◆ REQUIREMENTS: The required output is a word-for-word copy of the lines from the line bearing "Recreate this image" through the line bearing "(h10) at (653.5,985.5)", inclusive, and no other lines.

◆ PROVIDED DATA:
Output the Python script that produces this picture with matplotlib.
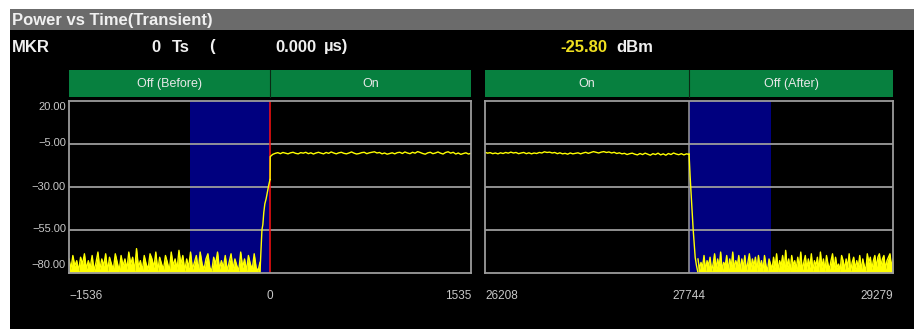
--
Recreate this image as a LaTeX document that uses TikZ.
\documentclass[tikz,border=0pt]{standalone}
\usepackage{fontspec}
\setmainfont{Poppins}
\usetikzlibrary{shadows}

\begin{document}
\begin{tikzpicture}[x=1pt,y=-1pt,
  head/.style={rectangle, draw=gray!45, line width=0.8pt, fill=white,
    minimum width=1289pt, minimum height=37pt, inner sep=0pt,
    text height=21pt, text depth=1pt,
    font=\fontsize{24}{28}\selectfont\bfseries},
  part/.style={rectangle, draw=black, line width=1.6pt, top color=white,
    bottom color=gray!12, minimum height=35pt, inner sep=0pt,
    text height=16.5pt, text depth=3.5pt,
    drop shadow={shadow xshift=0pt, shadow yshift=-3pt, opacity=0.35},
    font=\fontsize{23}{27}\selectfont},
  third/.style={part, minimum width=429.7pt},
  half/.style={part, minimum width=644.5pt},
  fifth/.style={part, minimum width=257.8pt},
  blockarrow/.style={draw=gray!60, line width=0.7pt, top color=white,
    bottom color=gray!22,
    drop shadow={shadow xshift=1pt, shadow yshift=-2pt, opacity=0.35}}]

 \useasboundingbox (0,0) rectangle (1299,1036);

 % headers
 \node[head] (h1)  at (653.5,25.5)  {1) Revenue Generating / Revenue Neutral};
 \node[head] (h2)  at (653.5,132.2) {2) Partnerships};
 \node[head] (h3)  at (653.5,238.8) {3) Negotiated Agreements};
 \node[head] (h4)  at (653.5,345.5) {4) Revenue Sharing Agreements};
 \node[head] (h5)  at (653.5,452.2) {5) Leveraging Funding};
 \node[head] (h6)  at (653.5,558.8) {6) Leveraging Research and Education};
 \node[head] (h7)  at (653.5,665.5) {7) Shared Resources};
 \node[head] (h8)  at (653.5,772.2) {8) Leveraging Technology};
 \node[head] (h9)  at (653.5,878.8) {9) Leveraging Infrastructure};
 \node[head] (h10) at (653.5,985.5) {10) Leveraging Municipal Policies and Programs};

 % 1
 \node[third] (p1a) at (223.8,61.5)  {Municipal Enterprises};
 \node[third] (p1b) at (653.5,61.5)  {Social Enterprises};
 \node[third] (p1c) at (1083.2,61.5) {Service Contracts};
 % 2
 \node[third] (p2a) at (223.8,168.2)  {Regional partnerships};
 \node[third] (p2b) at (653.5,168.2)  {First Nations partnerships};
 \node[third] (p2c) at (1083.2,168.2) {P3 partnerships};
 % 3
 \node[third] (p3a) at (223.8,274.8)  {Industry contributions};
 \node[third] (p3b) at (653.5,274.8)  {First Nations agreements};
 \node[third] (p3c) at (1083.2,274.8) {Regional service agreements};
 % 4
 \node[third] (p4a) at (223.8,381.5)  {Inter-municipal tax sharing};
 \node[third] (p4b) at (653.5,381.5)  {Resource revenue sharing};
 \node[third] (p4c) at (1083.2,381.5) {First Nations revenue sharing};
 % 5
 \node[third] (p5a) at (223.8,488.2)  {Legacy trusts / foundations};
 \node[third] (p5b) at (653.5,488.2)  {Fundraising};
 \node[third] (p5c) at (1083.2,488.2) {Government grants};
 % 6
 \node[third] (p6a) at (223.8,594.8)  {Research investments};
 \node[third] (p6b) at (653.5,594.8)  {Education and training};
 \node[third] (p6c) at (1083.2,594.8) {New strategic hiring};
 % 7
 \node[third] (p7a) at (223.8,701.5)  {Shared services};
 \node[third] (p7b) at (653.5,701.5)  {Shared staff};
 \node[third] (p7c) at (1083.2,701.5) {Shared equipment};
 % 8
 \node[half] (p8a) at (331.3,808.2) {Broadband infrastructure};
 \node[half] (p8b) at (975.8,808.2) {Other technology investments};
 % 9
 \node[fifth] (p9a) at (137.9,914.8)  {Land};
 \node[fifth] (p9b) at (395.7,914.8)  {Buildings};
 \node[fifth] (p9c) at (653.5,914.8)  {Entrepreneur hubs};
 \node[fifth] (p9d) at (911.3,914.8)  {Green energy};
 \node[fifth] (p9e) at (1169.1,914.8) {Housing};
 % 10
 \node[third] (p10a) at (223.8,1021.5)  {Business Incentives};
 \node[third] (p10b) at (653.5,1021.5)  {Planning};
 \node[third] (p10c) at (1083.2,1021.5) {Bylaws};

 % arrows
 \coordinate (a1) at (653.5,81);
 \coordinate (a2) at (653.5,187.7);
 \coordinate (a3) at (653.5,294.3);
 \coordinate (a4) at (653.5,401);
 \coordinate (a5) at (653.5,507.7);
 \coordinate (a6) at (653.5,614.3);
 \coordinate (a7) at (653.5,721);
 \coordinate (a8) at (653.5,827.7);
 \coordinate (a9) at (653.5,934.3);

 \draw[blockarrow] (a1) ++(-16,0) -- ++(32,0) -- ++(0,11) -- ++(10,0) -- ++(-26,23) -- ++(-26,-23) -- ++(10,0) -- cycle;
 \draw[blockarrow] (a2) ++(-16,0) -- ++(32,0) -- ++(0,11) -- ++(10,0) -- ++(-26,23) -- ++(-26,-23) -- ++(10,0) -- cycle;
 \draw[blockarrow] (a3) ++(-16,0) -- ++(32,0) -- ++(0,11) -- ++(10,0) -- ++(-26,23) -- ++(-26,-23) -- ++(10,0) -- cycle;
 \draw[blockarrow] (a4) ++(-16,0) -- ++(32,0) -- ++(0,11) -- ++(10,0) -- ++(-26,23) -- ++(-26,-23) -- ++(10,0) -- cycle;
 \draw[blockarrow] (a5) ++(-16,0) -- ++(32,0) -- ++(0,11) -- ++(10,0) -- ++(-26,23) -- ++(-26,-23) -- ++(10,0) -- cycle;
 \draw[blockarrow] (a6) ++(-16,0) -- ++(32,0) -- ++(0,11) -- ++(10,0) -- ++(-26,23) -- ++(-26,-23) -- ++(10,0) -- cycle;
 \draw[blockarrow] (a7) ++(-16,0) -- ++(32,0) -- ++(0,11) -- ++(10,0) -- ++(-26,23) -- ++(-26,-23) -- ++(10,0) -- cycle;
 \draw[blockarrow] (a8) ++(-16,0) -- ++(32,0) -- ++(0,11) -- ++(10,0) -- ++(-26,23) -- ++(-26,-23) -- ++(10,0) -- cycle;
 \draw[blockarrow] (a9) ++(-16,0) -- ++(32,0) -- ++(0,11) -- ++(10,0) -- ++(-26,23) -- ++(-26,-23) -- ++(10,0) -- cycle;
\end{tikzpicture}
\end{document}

◆ SOLUTION FOR THIS EXERCISE:
Recreate this image as a LaTeX document that uses TikZ.
\documentclass[tikz,border=0pt]{standalone}
\usepackage{fontspec}
\setmainfont{Poppins}
\usetikzlibrary{shadows}

\begin{document}
\begin{tikzpicture}[x=1pt,y=-1pt,
  head/.style={rectangle, draw=gray!45, line width=0.8pt, fill=white,
    minimum width=1289pt, minimum height=37pt, inner sep=0pt,
    text height=21pt, text depth=1pt,
    font=\fontsize{24}{28}\selectfont\bfseries},
  part/.style={rectangle, draw=black, line width=1.6pt, top color=white,
    bottom color=gray!12, minimum height=35pt, inner sep=0pt,
    text height=16.5pt, text depth=3.5pt,
    drop shadow={shadow xshift=0pt, shadow yshift=-3pt, opacity=0.35},
    font=\fontsize{23}{27}\selectfont},
  third/.style={part, minimum width=429.7pt},
  half/.style={part, minimum width=644.5pt},
  fifth/.style={part, minimum width=257.8pt},
  blockarrow/.style={draw=gray!60, line width=0.7pt, top color=white,
    bottom color=gray!22,
    drop shadow={shadow xshift=1pt, shadow yshift=-2pt, opacity=0.35}}]

 \useasboundingbox (0,0) rectangle (1299,1036);

 % headers
 \node[head] (h1)  at (653.5,25.5)  {1) Revenue Generating / Revenue Neutral};
 \node[head] (h2)  at (653.5,132.2) {2) Partnerships};
 \node[head] (h3)  at (653.5,238.8) {3) Negotiated Agreements};
 \node[head] (h4)  at (653.5,345.5) {4) Revenue Sharing Agreements};
 \node[head] (h5)  at (653.5,452.2) {5) Leveraging Funding};
 \node[head] (h6)  at (653.5,558.8) {6) Leveraging Research and Education};
 \node[head] (h7)  at (653.5,665.5) {7) Shared Resources};
 \node[head] (h8)  at (653.5,772.2) {8) Leveraging Technology};
 \node[head] (h9)  at (653.5,878.8) {9) Leveraging Infrastructure};
 \node[head] (h10) at (653.5,985.5) {10) Leveraging Municipal Policies and Programs};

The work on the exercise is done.